漫长的葬礼:“九十年代诗歌”的幽灵与祛魅(30)

2024-06-16 来源:飞速影视
为什么我认为贯穿这首诗的是一种“青年精神”呢?“和睦”二字十分关键。我们知道,“五四”新文化以及新诗的发端,都有对“新青年”形象的构想,但是重新去翻看当年陈独秀、李大钊他们的许多表述,“新青年”的理想往往是偏于社会功用性这一端,倒是在北伐战争之前的那几年,当时的社会思潮还带来过一些别的声音,比如“少年中国”协会的王光祈,他当时写文章向国内介绍德意志青年运动,就特别强调,我国青年应当效仿的是“自为训育”的理念,也就是,在一个年轻生命的展开中坚持自己教育自己,从而保持广辐的可能性。这个理念即使在当时的德国,也已经属于小众,而在中国,包括在后来新诗史的一些诗学偏好中,更是很快落入湮灭的境地。

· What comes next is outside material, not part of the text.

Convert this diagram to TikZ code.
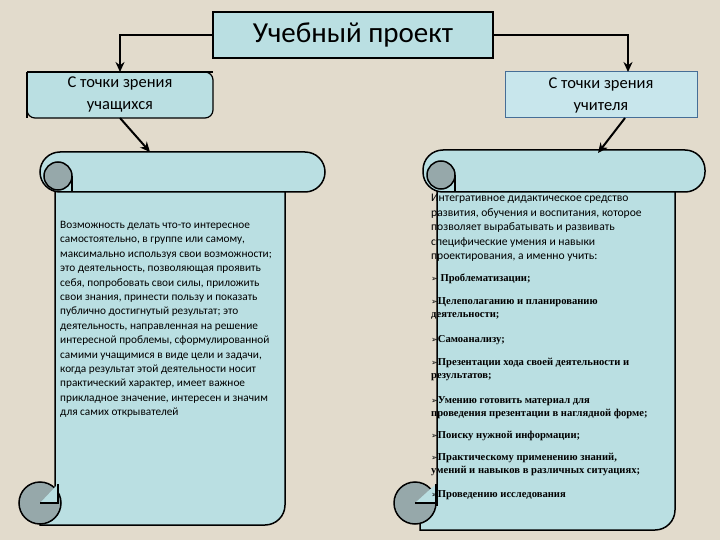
\documentclass[tikz,border=0pt]{standalone}
\usepackage{fontspec}
\setmainfont{Carlito}
\newfontfamily\serifb{Liberation Serif}
\newfontfamily\djv{DejaVu Sans}
\usetikzlibrary{arrows.meta}
\definecolor{bg}{RGB}{226,219,204}
\definecolor{boxblue}{RGB}{186,223,226}
\definecolor{boxblue2}{RGB}{200,230,236}
\definecolor{curlgray}{RGB}{150,168,170}
\definecolor{edgeblue}{RGB}{70,110,150}
\newcommand{\arr}{{\djv\fontsize{8}{10}\selectfont ➢}}
\begin{document}
\begin{tikzpicture}[x=1pt,y=-1pt,
  bx/.style={draw=black,line width=1.2pt,fill=boxblue},
  con/.style={line width=2pt,-{Stealth[length=10pt,width=9pt]}},
  sc/.style={draw=black,line width=1.5pt,fill=boxblue},
  curl/.style={draw=black,line width=1.5pt,fill=curlgray},
  lt/.style={anchor=north west,inner sep=0,font=\fontsize{11.3}{14.4}\selectfont,align=left},
  rt/.style={anchor=north west,inner sep=0,font=\fontsize{11.6}{14.5}\selectfont,align=left},
  it/.style={anchor=north west,inner sep=0,font=\serifb\bfseries\fontsize{10.6}{13}\selectfont,align=left}]
\fill[bg] (0,0) rectangle (720,540);
\useasboundingbox (0,0) rectangle (720,540);
% top boxes
\node[bx,minimum width=280pt,minimum height=46pt,font=\fontsize{29}{30}\selectfont] (t) at (353,35) {Учебный проект};
\draw[bx,rounded corners=8] (27,118) -- (27,72) -- (213,72) -- (213,118) -- cycle;
\fill[boxblue] (28,73) rectangle (205,100);
\draw[line width=1.2pt] (27,72) -- (27,118) (27,72) -- (213,72);
\node[inner sep=0,align=center,font=\fontsize{16.5}{22}\selectfont] (l) at (120,95) {С точки зрения\\учащихся};
\draw[draw=edgeblue,line width=1pt,fill=boxblue2] (505,72) rectangle (697,118);
\node[inner sep=0,align=center,font=\fontsize{16.5}{22}\selectfont] (r) at (601,95) {С точки зрения\\учителя};
\coordinate (lt) at (120,72); \coordinate (rt) at (628,72);
\draw[con] (t.west) -| (lt);
\draw[con] (t.east) -| (rt);
% left scroll
\draw[sc] (55,190) -- (285,190) -- (285,505) arc[start angle=0,end angle=90,radius=20] -- (40,525) -- (40,505) -- (55,505) -- cycle;
\draw[curl] (40,503) circle[radius=21];
\draw[sc] (40,503) -- (58,503) -- (58,484);
\draw[sc,rounded corners=20] (40,152) rectangle (325,192);
\draw[curl] (58,176) circle[radius=14];
\draw[sc] (72,176) -- (72,192);
\coordinate (ls) at (150,152);
\draw[con] (120,118) -- (ls);
% right scroll
\draw[sc] (437,190) -- (675,190) -- (675,510) arc[start angle=0,end angle=90,radius=20] -- (420,530) -- (420,505) -- (437,505) -- cycle;
\draw[curl] (415,503) circle[radius=21];
\draw[sc] (415,503) -- (436,503) -- (436,484);
\draw[sc,rounded corners=20] (423,150) rectangle (705,192);
\draw[curl] (441,175) circle[radius=14];
\draw[sc] (455,175) -- (455,192);
\coordinate (rs) at (598,153);
\draw[con] (625,118) -- (rs);
% left text
\node[lt] (ltext) at (60,221) {Возможность делать что-то интересное\\самостоятельно, в группе или самому,\\максимально используя свои возможности;\\это деятельность, позволяющая проявить\\себя, попробовать свои силы, приложить\\свои знания, принести пользу и показать\\публично достигнутый результат; это\\деятельность, направленная на решение\\интересной проблемы, сформулированной\\самими учащимися в виде цели и задачи,\\когда результат этой деятельности носит\\практический характер, имеет важное\\прикладное значение, интересен и значим\\для самих открывателей};
% right text
\node[rt] (rtext) at (431,194) {Интегративное дидактическое средство\\развития, обучения и воспитания, которое\\позволяет вырабатывать и развивать\\специфические умения и навыки\\проектирования, а именно учить:};
\node[it] (i1) at (431,274) {\arr\ Проблематизации;};
\node[it] (i2) at (431,297) {\arr Целеполаганию и планированию\\деятельности;};
\node[it] (i3) at (431,335) {\arr Самоанализу;};
\node[it] (i4) at (431,358) {\arr Презентации хода своей деятельности и\\результатов;};
\node[it] (i5) at (431,396) {\arr Умению готовить материал для\\проведения презентации в наглядной форме;};
\node[it] (i6) at (431,431) {\arr Поиску нужной информации;};
\node[it] (i7) at (431,453) {\arr Практическому применению знаний,\\умений и навыков в различных ситуациях;};
\node[it] (i8) at (431,490) {\arr Проведению исследования};
\end{tikzpicture}
\end{document}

我们还可以做另一种类比,因为诗里有一个“哥哥”和一个“我”,这种人物关系,让我联想到青年时期的杨晦和诗人冯至。冯至视杨晦为最好的兄长,而他自己早年就写过一些异常动人又坚定的文字(这些文字不一定是在诗里出现,但能很好地反映他当时的精神状况),可是到了1930年代,当“哥哥”杨晦催促他要醒一醒、睁眼看现实,随后,冯至便发展出他的“中年诗学”,其实现在再看,所谓“中年诗学”固然带来了《十四行集》,但本身很大程度上还是策略性的,并不是那么自然,而且更重要的是,在冯至对“中年”的举荐过程中,“青年”就作为一种不成熟的样态被扫除掉了。我们不妨比较一下罗念生这首短诗,和冯至十四行诗的第四首《鼠曲草》,前者从容阔大地说,奋勇,休息,完成你伟大的人生,你会发现,这是在一条直线上的期许的达成。而《鼠曲草》呢?在一个所谓“中年”的状态下,顿悟到的反而是,我只能在“你”(鼠曲草)的否定里完成,“我向你祈祷,为了人生”,就显得被动了。

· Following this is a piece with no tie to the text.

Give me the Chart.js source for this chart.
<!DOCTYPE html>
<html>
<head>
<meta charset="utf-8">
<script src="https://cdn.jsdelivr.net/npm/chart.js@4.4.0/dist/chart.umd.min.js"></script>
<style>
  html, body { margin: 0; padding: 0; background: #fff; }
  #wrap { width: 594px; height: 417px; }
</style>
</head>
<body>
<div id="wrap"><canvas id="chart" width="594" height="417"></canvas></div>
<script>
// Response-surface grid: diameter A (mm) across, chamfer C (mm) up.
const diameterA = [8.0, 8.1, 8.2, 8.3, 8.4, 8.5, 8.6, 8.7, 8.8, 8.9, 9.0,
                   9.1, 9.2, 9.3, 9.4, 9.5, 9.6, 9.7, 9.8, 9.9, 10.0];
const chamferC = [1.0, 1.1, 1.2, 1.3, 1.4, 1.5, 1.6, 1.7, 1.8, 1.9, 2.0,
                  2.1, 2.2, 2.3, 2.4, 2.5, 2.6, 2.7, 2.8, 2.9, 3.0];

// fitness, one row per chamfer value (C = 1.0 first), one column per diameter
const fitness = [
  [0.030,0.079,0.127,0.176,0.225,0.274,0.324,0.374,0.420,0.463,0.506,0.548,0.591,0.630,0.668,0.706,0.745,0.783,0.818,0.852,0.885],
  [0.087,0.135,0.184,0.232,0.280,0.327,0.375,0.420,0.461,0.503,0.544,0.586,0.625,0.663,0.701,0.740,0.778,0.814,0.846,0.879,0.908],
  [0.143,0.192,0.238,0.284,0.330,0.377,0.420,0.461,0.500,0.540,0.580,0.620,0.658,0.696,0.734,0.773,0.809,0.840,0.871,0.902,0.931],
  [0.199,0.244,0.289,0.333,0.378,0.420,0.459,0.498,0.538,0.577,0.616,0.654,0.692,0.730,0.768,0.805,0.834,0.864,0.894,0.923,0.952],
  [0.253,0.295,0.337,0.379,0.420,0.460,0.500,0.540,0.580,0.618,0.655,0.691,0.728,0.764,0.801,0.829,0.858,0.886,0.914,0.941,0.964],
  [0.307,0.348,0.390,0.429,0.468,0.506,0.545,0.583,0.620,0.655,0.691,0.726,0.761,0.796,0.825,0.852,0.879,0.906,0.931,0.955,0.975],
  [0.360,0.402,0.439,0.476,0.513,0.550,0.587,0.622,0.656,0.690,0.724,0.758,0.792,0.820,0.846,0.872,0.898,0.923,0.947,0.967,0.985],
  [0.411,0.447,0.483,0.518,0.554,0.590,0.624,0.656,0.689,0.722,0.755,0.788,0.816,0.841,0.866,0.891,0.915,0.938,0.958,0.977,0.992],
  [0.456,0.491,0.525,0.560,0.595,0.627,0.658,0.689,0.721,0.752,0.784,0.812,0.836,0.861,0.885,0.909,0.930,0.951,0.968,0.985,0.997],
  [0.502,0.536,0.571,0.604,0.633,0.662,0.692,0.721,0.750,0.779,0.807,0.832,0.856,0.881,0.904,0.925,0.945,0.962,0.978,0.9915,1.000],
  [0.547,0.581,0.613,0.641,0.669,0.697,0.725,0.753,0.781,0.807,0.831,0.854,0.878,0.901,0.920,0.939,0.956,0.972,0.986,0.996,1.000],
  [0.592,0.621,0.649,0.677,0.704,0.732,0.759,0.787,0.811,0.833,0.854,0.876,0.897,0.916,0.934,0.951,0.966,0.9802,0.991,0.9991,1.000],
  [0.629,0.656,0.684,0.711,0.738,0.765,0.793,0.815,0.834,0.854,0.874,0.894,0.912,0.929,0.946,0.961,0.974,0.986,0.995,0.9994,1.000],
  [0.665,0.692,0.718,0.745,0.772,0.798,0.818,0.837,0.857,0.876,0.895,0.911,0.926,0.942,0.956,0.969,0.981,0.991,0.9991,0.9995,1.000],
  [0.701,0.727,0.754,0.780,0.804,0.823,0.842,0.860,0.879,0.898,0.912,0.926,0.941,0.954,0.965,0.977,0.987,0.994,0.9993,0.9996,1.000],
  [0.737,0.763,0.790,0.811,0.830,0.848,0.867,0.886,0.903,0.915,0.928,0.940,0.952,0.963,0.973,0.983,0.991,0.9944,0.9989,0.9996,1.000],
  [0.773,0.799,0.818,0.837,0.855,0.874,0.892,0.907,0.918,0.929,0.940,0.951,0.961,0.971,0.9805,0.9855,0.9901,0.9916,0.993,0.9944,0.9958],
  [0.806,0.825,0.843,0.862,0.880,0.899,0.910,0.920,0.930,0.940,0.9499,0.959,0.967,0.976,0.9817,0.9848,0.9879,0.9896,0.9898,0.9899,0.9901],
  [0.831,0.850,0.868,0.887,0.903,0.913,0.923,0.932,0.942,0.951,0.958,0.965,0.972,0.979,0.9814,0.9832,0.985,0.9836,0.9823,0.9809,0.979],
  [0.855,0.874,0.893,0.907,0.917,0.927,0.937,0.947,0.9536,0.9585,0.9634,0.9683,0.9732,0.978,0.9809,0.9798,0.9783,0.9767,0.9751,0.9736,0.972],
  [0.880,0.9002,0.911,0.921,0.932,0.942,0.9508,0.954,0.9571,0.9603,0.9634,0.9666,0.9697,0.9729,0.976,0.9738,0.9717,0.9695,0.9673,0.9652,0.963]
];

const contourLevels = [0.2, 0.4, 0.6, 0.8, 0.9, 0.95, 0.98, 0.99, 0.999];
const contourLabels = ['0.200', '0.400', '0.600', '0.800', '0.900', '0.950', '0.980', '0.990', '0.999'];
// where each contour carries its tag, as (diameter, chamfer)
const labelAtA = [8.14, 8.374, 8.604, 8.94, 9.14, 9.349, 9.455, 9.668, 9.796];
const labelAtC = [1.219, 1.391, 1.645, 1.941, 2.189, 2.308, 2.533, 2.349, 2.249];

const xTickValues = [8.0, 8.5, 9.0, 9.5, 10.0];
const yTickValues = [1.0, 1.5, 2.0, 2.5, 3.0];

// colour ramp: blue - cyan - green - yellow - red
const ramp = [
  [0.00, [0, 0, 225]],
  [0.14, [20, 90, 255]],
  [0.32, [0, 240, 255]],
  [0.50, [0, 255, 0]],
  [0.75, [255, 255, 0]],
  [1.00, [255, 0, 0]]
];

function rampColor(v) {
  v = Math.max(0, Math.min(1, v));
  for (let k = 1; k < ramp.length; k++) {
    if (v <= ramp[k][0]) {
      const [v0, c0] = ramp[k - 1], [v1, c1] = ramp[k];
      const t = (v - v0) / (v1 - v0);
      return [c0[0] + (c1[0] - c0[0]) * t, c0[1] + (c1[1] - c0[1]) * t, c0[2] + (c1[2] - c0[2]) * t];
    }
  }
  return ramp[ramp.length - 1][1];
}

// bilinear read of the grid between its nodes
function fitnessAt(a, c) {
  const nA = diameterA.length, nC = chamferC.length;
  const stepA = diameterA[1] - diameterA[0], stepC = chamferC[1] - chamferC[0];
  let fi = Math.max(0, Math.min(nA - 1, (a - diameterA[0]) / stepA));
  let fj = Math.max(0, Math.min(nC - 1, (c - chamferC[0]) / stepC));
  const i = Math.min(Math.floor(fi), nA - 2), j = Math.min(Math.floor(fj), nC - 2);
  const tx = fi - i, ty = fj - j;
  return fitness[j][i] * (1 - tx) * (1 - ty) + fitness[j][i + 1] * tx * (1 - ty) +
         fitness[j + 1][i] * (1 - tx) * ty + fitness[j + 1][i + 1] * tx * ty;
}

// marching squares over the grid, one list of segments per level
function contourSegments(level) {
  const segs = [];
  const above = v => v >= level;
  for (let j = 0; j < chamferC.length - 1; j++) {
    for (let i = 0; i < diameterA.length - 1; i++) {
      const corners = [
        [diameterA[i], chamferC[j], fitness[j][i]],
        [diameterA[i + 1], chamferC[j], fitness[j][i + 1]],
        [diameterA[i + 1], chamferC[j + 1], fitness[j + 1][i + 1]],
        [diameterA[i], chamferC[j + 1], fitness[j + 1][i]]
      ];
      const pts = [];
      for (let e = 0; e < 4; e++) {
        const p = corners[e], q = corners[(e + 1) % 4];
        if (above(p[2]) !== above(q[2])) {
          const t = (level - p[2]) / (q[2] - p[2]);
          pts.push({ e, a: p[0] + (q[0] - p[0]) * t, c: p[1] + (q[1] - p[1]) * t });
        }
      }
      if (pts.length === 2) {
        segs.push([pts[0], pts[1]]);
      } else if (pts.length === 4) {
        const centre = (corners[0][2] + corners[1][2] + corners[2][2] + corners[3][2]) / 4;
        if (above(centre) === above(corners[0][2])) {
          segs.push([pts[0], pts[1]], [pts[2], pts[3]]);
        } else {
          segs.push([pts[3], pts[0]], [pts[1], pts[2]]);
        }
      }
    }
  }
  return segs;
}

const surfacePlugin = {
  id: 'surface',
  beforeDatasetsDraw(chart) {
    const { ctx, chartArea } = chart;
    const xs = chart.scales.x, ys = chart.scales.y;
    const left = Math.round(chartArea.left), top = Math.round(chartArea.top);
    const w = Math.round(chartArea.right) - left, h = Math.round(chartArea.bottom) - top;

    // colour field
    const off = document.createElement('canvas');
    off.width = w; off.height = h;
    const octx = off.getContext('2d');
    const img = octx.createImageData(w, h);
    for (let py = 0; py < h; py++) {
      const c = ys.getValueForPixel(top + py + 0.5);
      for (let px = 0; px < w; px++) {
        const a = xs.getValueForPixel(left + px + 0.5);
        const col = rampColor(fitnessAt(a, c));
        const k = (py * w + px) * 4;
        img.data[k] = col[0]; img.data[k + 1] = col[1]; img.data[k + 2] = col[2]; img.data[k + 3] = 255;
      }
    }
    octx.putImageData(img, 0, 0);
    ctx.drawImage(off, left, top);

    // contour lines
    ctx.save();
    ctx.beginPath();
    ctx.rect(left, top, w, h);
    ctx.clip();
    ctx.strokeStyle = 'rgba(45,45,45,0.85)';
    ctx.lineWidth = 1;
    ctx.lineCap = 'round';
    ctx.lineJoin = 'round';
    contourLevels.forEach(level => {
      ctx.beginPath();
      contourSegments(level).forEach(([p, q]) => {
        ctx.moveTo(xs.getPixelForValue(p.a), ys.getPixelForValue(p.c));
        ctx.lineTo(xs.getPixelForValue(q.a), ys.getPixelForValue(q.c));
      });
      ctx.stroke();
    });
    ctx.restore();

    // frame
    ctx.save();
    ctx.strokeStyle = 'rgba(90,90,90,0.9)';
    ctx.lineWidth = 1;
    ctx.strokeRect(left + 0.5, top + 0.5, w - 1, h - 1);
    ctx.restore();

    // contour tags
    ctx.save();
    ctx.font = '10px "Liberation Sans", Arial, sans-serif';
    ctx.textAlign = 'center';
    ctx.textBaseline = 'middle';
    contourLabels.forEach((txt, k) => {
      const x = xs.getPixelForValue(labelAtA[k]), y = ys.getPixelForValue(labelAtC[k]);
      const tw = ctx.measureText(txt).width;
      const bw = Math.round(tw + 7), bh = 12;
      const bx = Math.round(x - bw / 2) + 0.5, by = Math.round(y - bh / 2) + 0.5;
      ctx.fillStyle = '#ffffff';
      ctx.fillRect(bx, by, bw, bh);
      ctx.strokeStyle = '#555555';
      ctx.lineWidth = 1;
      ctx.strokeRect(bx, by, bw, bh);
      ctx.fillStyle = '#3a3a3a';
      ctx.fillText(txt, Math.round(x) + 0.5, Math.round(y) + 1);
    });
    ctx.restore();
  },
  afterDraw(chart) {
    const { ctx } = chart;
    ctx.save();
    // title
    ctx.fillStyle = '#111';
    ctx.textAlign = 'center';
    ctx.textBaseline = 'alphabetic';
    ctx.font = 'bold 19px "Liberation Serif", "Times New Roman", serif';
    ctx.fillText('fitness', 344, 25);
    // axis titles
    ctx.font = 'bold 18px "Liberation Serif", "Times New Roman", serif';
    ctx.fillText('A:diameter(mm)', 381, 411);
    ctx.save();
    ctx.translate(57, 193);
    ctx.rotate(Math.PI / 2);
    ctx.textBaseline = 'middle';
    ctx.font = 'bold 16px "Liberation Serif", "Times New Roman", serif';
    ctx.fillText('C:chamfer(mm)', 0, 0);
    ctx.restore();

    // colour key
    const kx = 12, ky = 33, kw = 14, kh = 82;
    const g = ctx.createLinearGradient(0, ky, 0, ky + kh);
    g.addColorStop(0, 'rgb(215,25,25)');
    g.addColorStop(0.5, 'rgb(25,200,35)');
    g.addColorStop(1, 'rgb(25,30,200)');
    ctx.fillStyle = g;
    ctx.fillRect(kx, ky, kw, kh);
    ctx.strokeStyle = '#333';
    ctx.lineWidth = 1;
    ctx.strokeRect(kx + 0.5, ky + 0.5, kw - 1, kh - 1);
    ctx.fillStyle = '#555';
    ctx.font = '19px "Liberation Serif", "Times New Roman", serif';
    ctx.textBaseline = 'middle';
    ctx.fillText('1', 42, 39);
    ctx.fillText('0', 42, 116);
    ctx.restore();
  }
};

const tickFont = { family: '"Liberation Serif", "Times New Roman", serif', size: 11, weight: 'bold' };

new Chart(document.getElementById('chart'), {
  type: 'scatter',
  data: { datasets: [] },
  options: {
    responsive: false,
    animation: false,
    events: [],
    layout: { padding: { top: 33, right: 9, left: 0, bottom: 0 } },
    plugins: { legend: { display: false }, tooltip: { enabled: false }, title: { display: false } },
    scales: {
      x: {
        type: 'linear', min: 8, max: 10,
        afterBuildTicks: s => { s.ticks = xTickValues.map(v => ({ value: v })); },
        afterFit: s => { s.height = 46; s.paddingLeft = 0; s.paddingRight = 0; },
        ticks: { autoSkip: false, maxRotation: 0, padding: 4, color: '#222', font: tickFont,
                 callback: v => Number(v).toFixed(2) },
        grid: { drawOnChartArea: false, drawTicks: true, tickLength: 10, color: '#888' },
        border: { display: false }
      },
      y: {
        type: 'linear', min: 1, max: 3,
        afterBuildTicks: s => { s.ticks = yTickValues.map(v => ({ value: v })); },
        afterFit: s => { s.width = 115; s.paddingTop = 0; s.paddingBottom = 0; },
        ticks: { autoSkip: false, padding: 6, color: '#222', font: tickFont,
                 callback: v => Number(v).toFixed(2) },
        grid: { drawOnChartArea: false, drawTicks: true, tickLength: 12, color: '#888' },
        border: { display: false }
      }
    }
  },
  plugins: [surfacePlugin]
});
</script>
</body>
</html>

这首先还不是孰优孰劣的问题,而是要注意到,在背后催动这两首诗的语言,是两种不一样的精神姿态。
还可以做最后一种类比,就是在青年时代,投身于德意志青年运动的本雅明,和他的好友海因勒。海因勒英年早逝之后,本雅明为他写了一大批悼亡诗,他们之间相互激赏的地方在于,他们都相信,社会文化、体制、年轻人的未来,关键在于对一种“青年精神”的获取。本雅明早年写有几篇谈青年文化的文章,好像一直不太受注意,国内也很少翻译,其实他对“青年”有自己的定义,他说,这是一种“对纯粹精神的提取连续不断的脉动感悟”,用理查德·沃林对它的描述来说也很好,叫“青春是通向成年的结束,而不是通向它自身结束的方式”。那么在这里,“青年”作为精神原点的那种源源不断的层次感就出现了。想一想本雅明后来在20世纪压力很大的环境下所做的那些坚持,包括他对历史哲学的独特实践,我们应该不难体会到“青年精神”之于诗歌、之于文化的重要意义。